Fundacja Rodziny Witaszków w 2014 r. wsparła działalność organizacji antyaborcyjnej darowizną na kwotę 60 tys. zł. Organizacja ta „jest odpowiedzialna za szerzenie nieprawdy na temat zabiegów przerywania ciąży. To jej działacze wystają pod szpitalami i w centrach miast z drastycznymi, kłamliwymi banerami” – napisano w poście. „Zależy nam na zagwarantowaniu kobietom pełni praw. Domagamy się, by miały prawo decydować, czy i kiedy zostaną matkami. Dlatego nie chcemy, by nasze pieniądze trafiały do kieszeni osób sponsorujących działalność fanatyków, którzy zastraszają lekarzy i pacjentki oraz zmuszają przechodniów do obcowania z fałszywymi, makabrycznymi obrazami!”.

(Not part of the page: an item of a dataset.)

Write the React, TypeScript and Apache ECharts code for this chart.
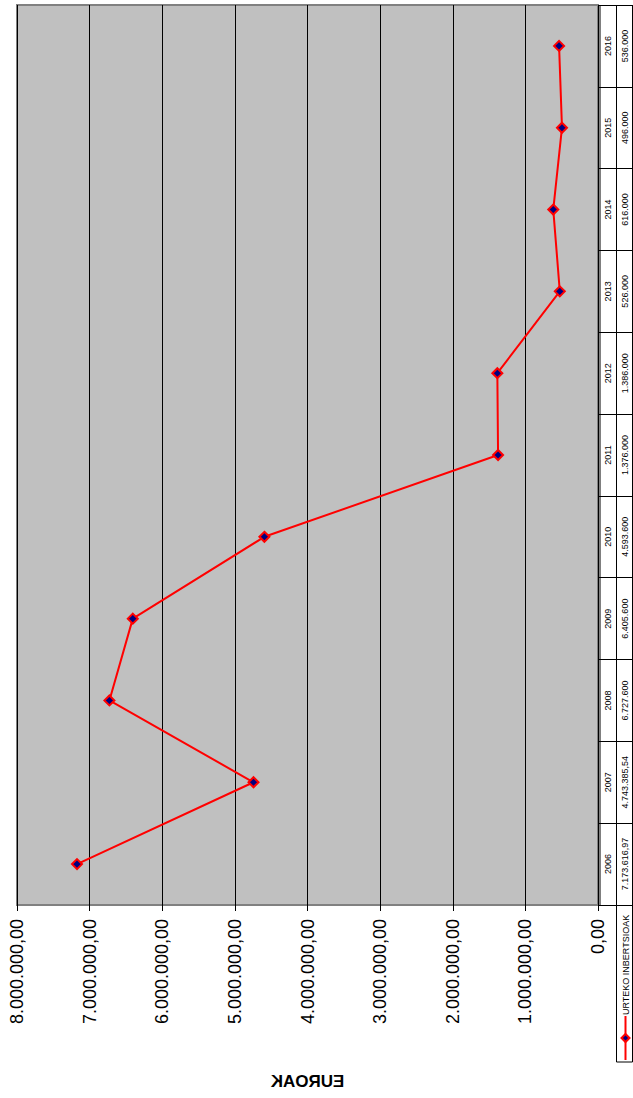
import React, { useEffect, useRef } from "react";
import * as echarts from "echarts";

const years = ["2006", "2007", "2008", "2009", "2010", "2011", "2012", "2013", "2014", "2015", "2016"];
const investments = [7173616.97, 4743385.54, 6727600, 6405600, 4593600, 1376000, 1386000, 526000, 616000, 496000, 536000];
const seriesName = "URTEKO INBERTSIOAK";
const axisTitle = "EUROAK";
const valueMin = 0;
const valueMax = 8000000;
const valueStep = 1000000;

const W = 633;
const H = 1098;
const PLOT_LEFT = 17;
const PLOT_RIGHT = 598;
const PLOT_TOP = 5;
const PLOT_BOTTOM = 905;
const COL1 = 600;
const COL2 = 616.5;
const COL3 = 632.5;
const LEGEND_BOTTOM = 1062;
const FONT = "Liberation Sans, Arial, sans-serif";

function fmt(v: number, forceDecimals: boolean): string {
  const isInt = Math.abs(v - Math.round(v)) < 1e-9;
  const dec = forceDecimals || !isInt ? 2 : 0;
  const s = v.toFixed(dec);
  const [ip, dp] = s.split(".");
  const withDots = ip.replace(/\B(?=(\d{3})+(?!\d))/g, ".");
  return dp ? withDots + "," + dp : withDots;
}

export default function App() {
  const ref = useRef<HTMLDivElement>(null);
  useEffect(() => {
    if (!ref.current) return;
    const chart = echarts.init(ref.current, null, { renderer: "svg" });
    const legendX = (COL2 + COL3) / 2 + 1;
    const legendDiamondY = LEGEND_BOTTOM - 24;
    chart.setOption({
      animation: false,
      backgroundColor: "#ffffff",
      textStyle: { fontFamily: FONT },
      grid: {
        show: true,
        left: PLOT_LEFT,
        right: W - PLOT_RIGHT,
        top: PLOT_TOP,
        bottom: H - PLOT_BOTTOM,
        backgroundColor: "#c0c0c0",
        borderColor: "#808080",
        borderWidth: 2,
        containLabel: false,
      },
      xAxis: {
        type: "value",
        inverse: true,
        min: valueMin,
        max: valueMax,
        interval: valueStep,
        position: "bottom",
        axisLine: { show: false },
        axisTick: { show: true, length: 6, lineStyle: { color: "#000", width: 1 } },
        splitLine: { show: true, lineStyle: { color: "#000", width: 1 } },
        axisLabel: {
          rotate: 90,
          margin: 14,
          fontSize: 18,
          color: "#000",
          fontFamily: FONT,
          formatter: (v: number) => fmt(v, true),
        },
      },
      yAxis: {
        type: "category",
        data: years,
        position: "right",
        boundaryGap: true,
        axisLine: { show: false },
        axisTick: { show: true, length: W - PLOT_RIGHT, lineStyle: { color: "#000", width: 1 } },
        splitLine: { show: false },
        axisLabel: {
          interval: 0,
          rotate: 90,
          margin: 2,
          fontSize: 9,
          lineHeight: 16.5,
          color: "#000",
          fontFamily: FONT,
          formatter: (v: string, i: number) => `${v}\n${fmt(investments[i], false)}`,
        },
      },
      series: [
        {
          name: seriesName,
          type: "line",
          data: investments,
          symbol: "diamond",
          symbolSize: 10,
          lineStyle: { color: "#ff0000", width: 2 },
          itemStyle: { color: "#000080", borderColor: "#ff0000", borderWidth: 2 },
          z: 5,
        },
      ],
      graphic: [
        { type: "line", silent: true, shape: { x1: COL1, y1: PLOT_TOP, x2: COL1, y2: PLOT_BOTTOM }, style: { stroke: "#000", lineWidth: 1 } },
        { type: "line", silent: true, shape: { x1: COL2, y1: PLOT_TOP, x2: COL2, y2: LEGEND_BOTTOM }, style: { stroke: "#000", lineWidth: 1 } },
        { type: "line", silent: true, shape: { x1: COL3, y1: PLOT_TOP, x2: COL3, y2: LEGEND_BOTTOM }, style: { stroke: "#000", lineWidth: 1 } },
        { type: "line", silent: true, shape: { x1: COL2, y1: LEGEND_BOTTOM, x2: COL3, y2: LEGEND_BOTTOM }, style: { stroke: "#000", lineWidth: 1 } },
        { type: "line", silent: true, shape: { x1: legendX, y1: legendDiamondY - 22, x2: legendX, y2: LEGEND_BOTTOM - 2 }, style: { stroke: "#ff0000", lineWidth: 2 } },
        {
          type: "polygon",
          silent: true,
          shape: { points: [[legendX, legendDiamondY - 4], [legendX + 4, legendDiamondY], [legendX, legendDiamondY + 4], [legendX - 4, legendDiamondY]] },
          style: { fill: "#000080", stroke: "#ff0000", lineWidth: 2 },
        },
        {
          type: "text",
          silent: true,
          x: legendX,
          y: legendDiamondY - 23,
          rotation: Math.PI / 2,
          style: { text: seriesName, fontSize: 9, fontFamily: FONT, fill: "#000", align: "left", verticalAlign: "middle" },
        },
        {
          type: "text",
          silent: true,
          x: (PLOT_LEFT + PLOT_RIGHT) / 2,
          y: 1081,
          scaleX: -1,
          style: { text: axisTitle, fontSize: 17, fontWeight: "bold", fontFamily: FONT, fill: "#000", align: "center", verticalAlign: "middle" },
        },
      ],
    });
    return () => chart.dispose();
  }, []);
  return <div ref={ref} style={{ position: "fixed", left: 0, top: 0, width: W, height: H, background: "#fff" }} />;
}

Wpis na Facebooku do tej pory polubiło 1,8 tys. osób. Wśród komentarzy chwalących partię za ujawnienie tej informacji są i takie, których autorzy uważają, że bojkot firmie raczej pomoże, niż zaszkodzi – przez w mediach to dla firmy Nałęczów Zdrój bezpłatna promocja.
Na apel zareagowała też sama spółka, która oświadczyła, że jest „firmą neutralną światopoglądowo, nieangażującą się po żadnej ze stron sporów światopoglądowo-politycznych”. W oświadczeniu zaznaczono również, że „firma nigdy nie ingerowała i nie będzie ingerować w prywatne poglądy zarówno członków Zarządu, jak i swoich pracowników, szanując prawo każdego człowieka do własnych przekonań”.
Kto broni Cisowianki?
Na bojkot zareagował też marszałek Senatu Stanisław Karczewski z PiS (z zawodu lekarz), który w niedzielę na swoim profilu na Twitterze – nawiązując do posta partii Razem – napisał: „w upalną niedzielę polecam jedzenie owoców i picie dużej ilości płynów”. Wpis opatrzył zdjęciem talerza z owocami i butelką Cisowianki.
W upalną niedzielę polecam jedzenie owoców i picie dużej ilości płynów. pic.twitter.com/5CfUfvXFyW
— Stanisław Karczewski (@StKarczewski) 25 czerwca 2017
Również w innych mediach społecznościowych można znaleźć zdjęcia i komentarze popierające markę producenta wody. „Cisowianka wbrew lewackiej propagandzie” – pisze na Instagramie użytkownik lukasz_plock, zamieszczając zdjęcie z butelką tej wody. Ktoś inny zdjęcie bagażnika samochodowego wypełnionego zgrzewkami Cisowianki opatrzył hasztagiem #skrobankowo.
Sprawa być może by przycichła, gdyby nie to, że ma nową odsłonę. W poniedziałek ruszyły prace komisji weryfikacyjnej, która ma badać sprawę tzw. dzikiej prywatyzacji w Warszawie. Internauci szybko wychwycili znaczący szczegół: na stole, przy którym siedzieli członkowie komisji, rozstawiono butelki z Cisowianką.
„Audycja zawiera lokowanie produktu” – pisze na Twitterze jeden z użytkowników. Ktoś inny zauważa: „Oglądam #KomisjaWeryfikacyjna, a na pierwszym planie #Cisowianka. Przypadek? Nie sądzę!”.